«Устранение лишнего» (Замошкин)

«Устранение лишнего» : О «Невесте» А. П. Чехова
автор Николай Иванович Замошкин (1896—1960)
Опубл.: 1929. Источник: az.lib.ru

«УСТРАНЕНИЕ ЛИШНЕГО» править

О «НЕВЕСТЕ» А. П. ЧЕХОВА править

«Я боюсь тех, кто между строк ищет тенденции», — говорил и не напрасно А. Чехов. Инкриминирование критикой писателю всяческих намерений, чувств и мыслей особенно заметно в критической литературе о Чехове.

Ломясь в открытую дверь, доказывают часто, что Чехов не примирился с житейской пошлостью (как-будто истинный художник способен на это), что Чехову все общественное не было чуждо, и другие стертые пятаки критического глубокомыслия.
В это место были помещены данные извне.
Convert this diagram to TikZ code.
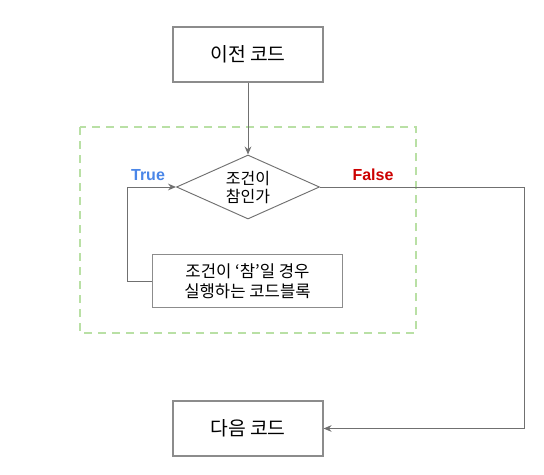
\documentclass[tikz,border=0pt]{standalone}
\usepackage{fontspec}
\setmainfont{Noto Sans CJK KR}
\newfontfamily\labelfont{Liberation Sans}
\usetikzlibrary{arrows.meta,shapes.geometric}
\definecolor{linegray}{HTML}{707070}
\definecolor{boxgray}{HTML}{8C8C8C}
\definecolor{dashgreen}{HTML}{B9E0A5}
\definecolor{truecol}{HTML}{4A86E8}
\definecolor{falsecol}{HTML}{CC0000}
\tikzset{
  codebox/.style={draw=boxgray, line width=0.9pt, minimum width=112.5pt, minimum height=41.25pt, inner sep=0pt, align=center, font=\fontsize{14.5}{17}\selectfont},
  blockbox/.style={draw=boxgray, line width=0.9pt, minimum width=143pt, minimum height=40pt, inner sep=0pt, align=center, font=\fontsize{12.5}{15}\selectfont},
  decision/.style={draw=linegray, line width=0.7pt, diamond, aspect=2.23, minimum width=107pt, minimum height=48pt, inner sep=0pt, align=center, font=\fontsize{12}{13.5}\selectfont},
  flow/.style={draw=linegray, line width=0.7pt, -{Stealth[length=6pt,width=5pt,inset=2pt]}},
  condlabel/.style={font=\labelfont\bfseries\fontsize{12}{14}\selectfont}
}
\begin{document}
\begin{tikzpicture}[x=0.75pt,y=-0.75pt]
\useasboundingbox (0,0) rectangle (544,475);
\fill[white] (0,0) rectangle (544,475);
\draw[dashgreen, line width=1.2pt, dash pattern=on 6pt off 4.5pt] (80,127) rectangle (416,333);
\node[codebox] (prev) at (248,54.5) {이전 코드};
\node[decision, minimum width=107.25pt, minimum height=48pt, shape aspect=2.23] (cond) at (248,187) {조건이\\참인가};
\node[blockbox] (block) at (247.5,281) {조건이 ‘참’일 경우\\실행하는 코드블록};
\node[codebox] (next) at (248,428.5) {다음 코드};
\coordinate (lefttop) at (127,187);
\coordinate (leftbot) at (127,281);
\coordinate (righttop) at (524,187);
\coordinate (rightbot) at (524,428.5);
\draw[flow] (prev) -- (cond);
\draw[flow] (block.west) -- (leftbot) -- (lefttop) -- (cond.west);
\draw[flow] (cond.east) -- (righttop) -- (rightbot) -- (next.east);
\node[condlabel, text=truecol] (truelbl) at (148,175) {True};
\node[condlabel, text=falsecol] (falselbl) at (373,175) {False};
\end{tikzpicture}
\end{document}
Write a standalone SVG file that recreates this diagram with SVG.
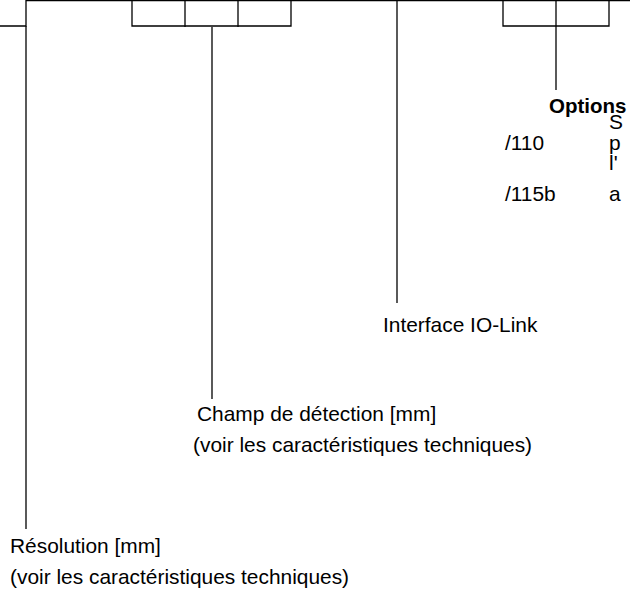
<svg xmlns="http://www.w3.org/2000/svg" width="630" height="594" viewBox="0 0 630 594">
<style>
.ln{stroke:#000;stroke-width:1.3;fill:none}
.t{font-family:"Liberation Sans",Arial,Helvetica,sans-serif;font-size:20.9px;fill:#000}
.b{font-weight:bold;font-size:20.5px}
</style>
<rect width="630" height="594" fill="#fff"/>
<g id="code-boxes" class="ln">
<path d="M26 0.6H630"/>
<path d="M0 26H26V0"/>
<path d="M132 0V26H291V0M185 0V27M238 0V27"/>
<path d="M503 0V26H609V0"/>
</g>
<g id="connectors" class="ln">
<path d="M26 26V529"/>
<path d="M212 27V399"/>
<path d="M397 0V303"/>
<path d="M556 0V90"/>
</g>
<g id="options">
<text class="t b" x="549" y="113">Options</text>
<text class="t" x="609" y="129">S</text>
<text class="t" x="505" y="150">/110</text>
<text class="t" x="609" y="150">p</text>
<text class="t" x="609" y="170">l'</text>
<text class="t" x="505" y="201">/115b</text>
<text class="t" x="609" y="201">a</text>
</g>
<g id="io-link">
<text class="t" x="383" y="332">Interface IO-Link</text>
</g>
<g id="champ">
<text class="t" x="197" y="421">Champ de détection [mm]</text>
<text class="t" x="193" y="452">(voir les caractéristiques techniques)</text>
</g>
<g id="resolution">
<text class="t" x="10" y="553">Résolution [mm]</text>
<text class="t" x="10" y="584">(voir les caractéristiques techniques)</text>
</g>
</svg>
Это особый вид «инкриминирования», со знаком минус. Но много можно найти примеров и со знаком плюс, когда «находят» то, чего не было в его произведениях. Совсем недавно, (например, Чехова настроили на особый мажорно-прекраснодушный тон, до неузнаваемости исказивший художественный образ писателя. И тот и другой виды «инкриминирования», конечно, «оба хуже».

Разве не стремлением к художественному правдоподобию руководится художник, когда он ищет своего последнего слова в произведении? И не в этом ли выключается сравнительно-возможная «тенденция» его намерений? Черновые рукописи, оставшиеся в незначительном количестве после Чехова, многое в этом отношении могут сказать и показать. Апелляция к первоисточникам — счастливая возможность, и стоит ею воспользоваться, чтобы почувствовать себя свободным от всяческих вымыслов, тенденций и штампов, затемняющих облик Чехова. Наиболее ценный, из опубликованного, материал — это черновой автограф (по своей законченности его можно считать вариантом) последнего рассказа Чехова «Невеста» и, отчасти, небольшие записи о нем же в «Листке из блокнота»[1].

Что любопытного и показательного в этом автографе, по сравнению с печатным текстом «Невесты»? Мы увидим, как А. Чехов, очень (взыскательный художник, ради художественного правдоподобия и художественной целесообразности (понятия осуществимые), исподволь и настойчиво работал «ножницами» (вспомним советы Флобера, Мопассана, Франса), обрезая лишние углы в рассказе, как он внимательно разглаживал всю ткань произведения, выравнивая и сводя к некоему центру многочисленные линии «Невесты».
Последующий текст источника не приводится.